If you tell enough stories, perhaps the moral will show up.

Showing posts with label cider. Show all posts
Showing posts with label cider. Show all posts

2008-03-14

Cider Outcomes

Well, the cider took. The mostly-Bramley fermented nicely to produce a splendid but very strong and tart drink by Christmas. The brew from the mostly-Spartan was slow to start and hasn't conditioned as well, and is indeed rather bland but just as strong and it softens the Bramley rather well. They're both still improving and drink very nicely in a fifty fifty blend in the glass.

Key point one seems to be that a pressure barrel is well worth the expense. Neither brew is as good after going flat in the fridge. And the second is that fining doesn't seem to make much difference -- it threw a lot of sediment but it was still cloudy. The unfined Bramley brew is probably the clearer of the two now.

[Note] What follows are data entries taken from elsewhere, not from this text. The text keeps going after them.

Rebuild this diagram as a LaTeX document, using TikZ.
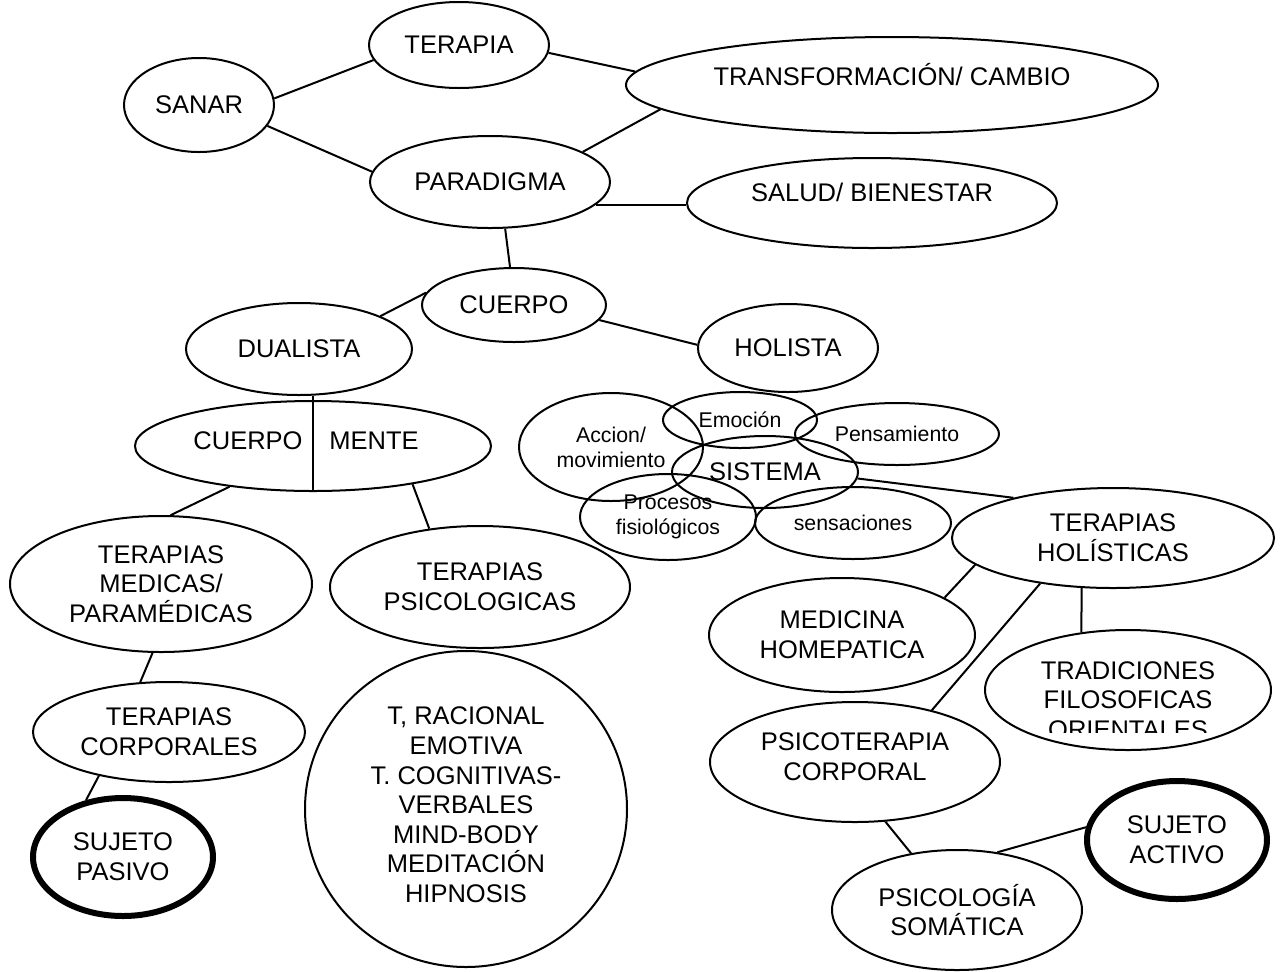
\documentclass[tikz,border=0pt]{standalone}
\usepackage{fontspec}
\setmainfont{Liberation Sans}
\usetikzlibrary{shapes.geometric}

\begin{document}
\begin{tikzpicture}[x=0.5pt,y=-0.5pt,line width=1pt,
  bubble/.style 2 args={ellipse,draw,inner sep=0pt,align=center,
    minimum width=#1pt,minimum height=#2pt,font=\fontsize{12.75}{14.8}\selectfont},
  tiny/.style={font=\fontsize{10.65}{12.5}\selectfont},
  strong/.style={line width=3pt},
  plain/.style={align=center,inner sep=0pt,font=\fontsize{12.75}{14.8}\selectfont}]
  \useasboundingbox (0,0) rectangle (1281,971);

  \node[bubble={75}{47}] (sanar) at (199,105) {SANAR};
  \node[bubble={90}{43}] (terapia) at (459,45) {TERAPIA};
  \node[bubble={266}{48}] (transf) at (892,85) {};
  \node[plain] (transftext) at (892,75) {TRANSFORMACIÓN/ CAMBIO};
  \node[bubble={120}{46}] (paradigma) at (490,182) {PARADIGMA};
  \node[bubble={185}{45}] (salud) at (872,203) {};
  \node[plain] (saludtext) at (872,192) {SALUD/ BIENESTAR};
  \node[bubble={92}{37}] (cuerpo) at (514,305) {CUERPO};
  \node[bubble={113}{46}] (dualista) at (299,349) {DUALISTA};
  \node[bubble={90}{44}] (holista) at (788,348) {HOLISTA};

  \node[bubble={178}{45}] (cm) at (313,446) {};
  \node[plain] (cmleft) at (248,441) {CUERPO};
  \node[plain] (cmright) at (374,441) {MENTE};

  \node[bubble={92}{54},tiny] (accion) at (611,447) {Accion/\\movimiento};
  \node[bubble={77}{28},tiny] (emocion) at (740,420) {Emoción};
  \node[bubble={102}{31},tiny] (pensamiento) at (897,434) {Pensamiento};
  \node[bubble={93}{36}] (sistema) at (765,472) {SISTEMA};
  \node[bubble={88}{43},tiny] (procesos) at (668,517) {Procesos\\fisiológicos};
  \node[bubble={98}{36},tiny] (sensaciones) at (853,523) {sensaciones};

  \node[bubble={161}{50}] (holisticas) at (1113,538) {TERAPIAS\\HOLÍSTICAS};
  \node[bubble={151}{68}] (medicas) at (161,584) {TERAPIAS\\MEDICAS/\\PARAMÉDICAS};
  \node[bubble={150}{61}] (psicologicas) at (480,587) {TERAPIAS\\PSICOLOGICAS};
  \node[bubble={133}{57}] (medicina) at (842,635) {MEDICINA\\HOMEPATICA};
  \node[bubble={143}{60}] (tradiciones) at (1128,690) {};
  \begin{scope}
    \clip (985,620) rectangle (1275,732);
    \node[plain] (tradtext) at (1128,700) {TRADICIONES\\FILOSOFICAS\\ORIENTALES};
  \end{scope}
  \node[bubble={136}{50}] (corporales) at (169,732) {TERAPIAS\\CORPORALES};
  \node[bubble={90}{59},strong] (pasivo) at (123,857) {SUJETO\\PASIVO};
  \node[bubble={161}{158}] (racional) at (466,809) {};
  \node[plain] (racionaltext) at (466,805)
    {T, RACIONAL\\EMOTIVA\\T. COGNITIVAS-\\VERBALES\\MIND-BODY\\MEDITACIÓN\\HIPNOSIS};
  \node[bubble={145}{60}] (psicoterapia) at (855,762) {};
  \node[plain] (psicotext) at (855,757) {PSICOTERAPIA\\CORPORAL};
  \node[bubble={125}{60}] (somatica) at (957,910) {PSICOLOGÍA\\SOMÁTICA};
  \node[bubble={90}{59},strong] (activo) at (1177,840) {SUJETO\\ACTIVO};

  % conexiones
  \draw (sanar.5) -- (terapia.190);
  \draw (sanar.343) -- (paradigma.175);
  \draw (terapia.355) -- (transf.177);
  \draw (paradigma.18) -- (transf.186);
  \draw (paradigma.348) -- (salud.west |- paradigma.348);
  \draw (paradigma.288) -- (cuerpo.96);
  \draw (cuerpo.172) -- (dualista.22);
  \draw (cuerpo.350) -- (holista.178);
  \draw (dualista.south -| cm.north) -- (cm.south);
  \draw (cm.206) -- (medicas.82);
  \draw (cm.339) -- (psicologicas.131);
  \draw (sistema.356) -- (holisticas.158);
  \draw (medicas.263) -- (corporales.120);
  \draw (corporales.212) -- (pasivo.123);
  \draw (holisticas.191) -- (medicina.20);
  \draw (holisticas.212) -- (psicoterapia.34);
  \draw (holisticas.238) -- (tradiciones.129);
  \draw (psicoterapia.297) -- (somatica.129);
  \draw (somatica.55) -- (activo.172);
\end{tikzpicture}
\end{document}
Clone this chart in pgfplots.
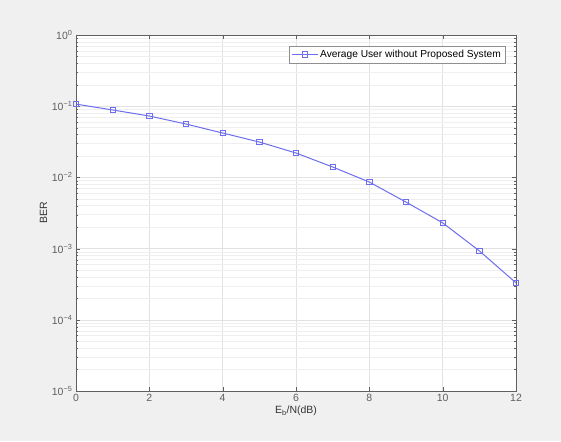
\documentclass[border=0pt]{standalone}
\usepackage{fontspec}
\setmainfont{Liberation Sans}
\usepackage{pgfplots}
\pgfplotsset{compat=1.18}
\definecolor{figbg}{RGB}{240,240,240}
\definecolor{linecol}{RGB}{110,110,238}
\definecolor{axcol}{RGB}{95,95,95}
\definecolor{gridcol}{RGB}{226,226,226}
\begin{document}
\begin{tikzpicture}[x=1pt,y=1pt]
\fill[figbg] (0,0) rectangle (561,441);
\path[use as bounding box] (0,0) rectangle (561,441);
\begin{axis}[
  at={(76pt,50pt)}, anchor=south west,
  scale only axis, width=440pt, height=356pt,
  ymode=log,
  xmin=0, xmax=12, ymin=1e-5, ymax=1,
  xtick={0,2,4,6,8,10,12},
  ytick={1e-5,1e-4,1e-3,1e-2,1e-1,1},
  yticklabels={10\textsuperscript{−5},10\textsuperscript{−4},10\textsuperscript{−3},10\textsuperscript{−2},10\textsuperscript{−1},10\textsuperscript{0}},
  /pgf/number format/assume math mode=true,
  tick label style={font=\fontsize{10.5}{12}\selectfont, text=axcol},
  label style={font=\fontsize{10.5}{12}\selectfont, text=black!80},
  xlabel={E\textsubscript{b}/N(dB)},
  ylabel={BER},
  xlabel style={yshift=3pt},
  ylabel style={yshift=-2pt},
  axis background/.style={fill=white},
  axis line style={axcol},
  tick style={axcol},
  tick align=inside,
  major tick length=4pt,
  minor tick length=2pt,
  grid=both,
  major grid style={gridcol, line width=0.6pt},
  minor grid style={gridcol!55, line width=0.5pt},
  minor x tick num=0,
  legend style={at={(0.975,0.97)}, anchor=north east, draw=axcol!70, fill=white,
    font=\fontsize{10.2}{11}\selectfont, inner sep=2pt, row sep=0pt},
  legend cell align=left,
  legend image code/.code={
    \draw[mark repeat=2,mark phase=2] plot coordinates {(0cm,0cm) (0.45cm,0cm) (0.9cm,0cm)};
  },
]
\addplot[color=linecol, line width=1pt, mark=square, mark size=2.6pt,
  mark options={fill=linecol!35, line width=0.8pt}]
  coordinates {
    (0,0.107) (1,0.0885) (2,0.0728) (3,0.0562) (4,0.042) (5,0.0314)
    (6,0.022) (7,0.014) (8,0.0086) (9,0.0045) (10,0.0023) (11,0.00093) (12,0.00033)
  };
\addlegendentry{Average User without Proposed System}
\end{axis}
\end{tikzpicture}
\end{document}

The truly shocking thing is how much the supermarket bill has gone down after I started drinking homebrew. That decline in revenue is probably why Alastair had to put the booze tax up in the budget.

2007-09-29

Absolutely the Last Apple Entry this Year

It's been an astonishing year for fruit, but there's a price to pay. In ordinarily heavy years, plum tree branches can easily break with the weight of fruit. This year has had so much water that the damsons were the size of plums and edible straight off the tree while the table plums have needed props, to hold up the masses of disappointing bland fruit. And while the flavours been fine, we've had apple branches broken to create more challenges for the winter pruner. I drove past this old orchard today and saw trees pulled over or split in two -- it'll take more than pruning to fix that.

2007-09-22

Cider

Last weekend I picked a lot of apples: 50% Bramley, 30% James Grieve, 20% Spartan with oddments of John Downie crabs and Conference pear, and screwed it down to a bit over four gallons of juice. I'd say there was a ratio about three gallons of loose apples to one of juice, but that may be optimistic, They were all fresh off the tree and hard, so I don't think I mashed them as well as I should have. Anyway, after a rather slow start, it's fermenting nicely with whatever Wilkinson sell as wine yeast at this time of year.

It was extremely hard work. The book had been rather lyrical about the benefits of community endeavour with everybody helping to get the work done. Mrs U left me to it, driving off to visit her parents, and I pounded out the whole lot using the boss on a 17lb fence post digger and a six liter screw press myself.

Since I set that lot going, I've learnt that 80% cookers is a bad thing (too acid), that using fresh apples reduces the juice yield (too hard, and too tart), and basically I've done it all wrong. So today I filled the mower trailer with 60% eaters and the balance mostly Bramleys and I've hidden it in the shed. In a fortnight's time I'll see whether they've softened up, and perhaps make myself some less acid cider to blend. For certain the Spartans had the dullest juice so I'm afraid the cider will be bland, but we'll have to see how that goes.

2007-09-17

I know a secret

And it's a surprise: the best juice comes from crab apples.

Admittedly they were ripe red John Downie, but straight off the tree they were still a lot more like hard red berries than proper apples, and they were the devil to crush. I got three pints from a gallon of mush, and it was sweet and appley with a lot of the puckering richness which I think is malic acid. Drinkable - delicious - running off the press.